Crew at Carson High links seniors, freshmen

Carson High School senior Andrea Senda, a Link crew leader was all smiles during freshmen orientation on Tuesday.

Carson High School senior Andrea Senda, a Link crew leader was all smiles during freshmen orientation on Tuesday.

As incoming freshmen tried to toss five balls made of masking tape among themselves in a pattern without dropping them, Carson High School senior Andrea Senda, 16, explained the metaphor.

“Juggling school with sports and other things is going to be hard,” she explained. “But if you all work together, we can get it done.”

Senda is one of about 60 upperclassmen who make up the Link Crew at Carson High School. Each Link leader is assigned a group of freshmen to mentor and welcome to the school. The groups met with their leaders Tuesday morning as part of freshman orientation.

Math teacher and Link Crew adviser Jennifer Walls said she was impressed the class of 2018 during the opening ceremony of the orientation.

“This morning far exceeded my expectations,” she said. “They seem like a really participatory class.”

The program, adopted in 2004, has changed the culture of the high school, Walls said.

“Seniors used to chant, ‘Go home, freshmen,’” she said. “It was really kind of sad. Link Crew changed the environment. I think it’s a cool way for freshmen to start high school with really positive messages.”

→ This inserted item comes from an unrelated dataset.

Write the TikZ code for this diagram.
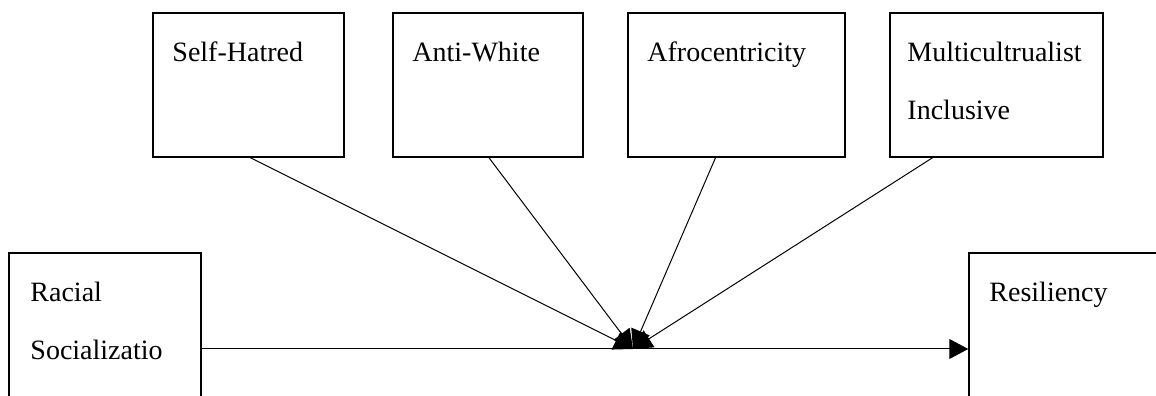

Link Crew leaders showed their groups around the high school, familiarizing the new students with the campus and helping them find their classrooms and lockers.

They also spent much of the morning playing games to get to know one another and to foster teamwork.

Hannah Parks, 15, said getting to meet more of her classmates as well as the older students will help ease the transition when school resumes Monday.

“It helps me calm my nerves,” she said. “If you end up stuck with someone, you might know them.”

Sawyer Barnett said his mom made him go, but he was glad that she did.

“I got to see the school and know it a little better,” he said.

Walls said of all the things students learned Tuesday, she hoped the one message students absorbed was empowerment.

“There is a place for me at Carson High School,” she said. “I need to make good choices. This can be a really great adventure for the next four years.”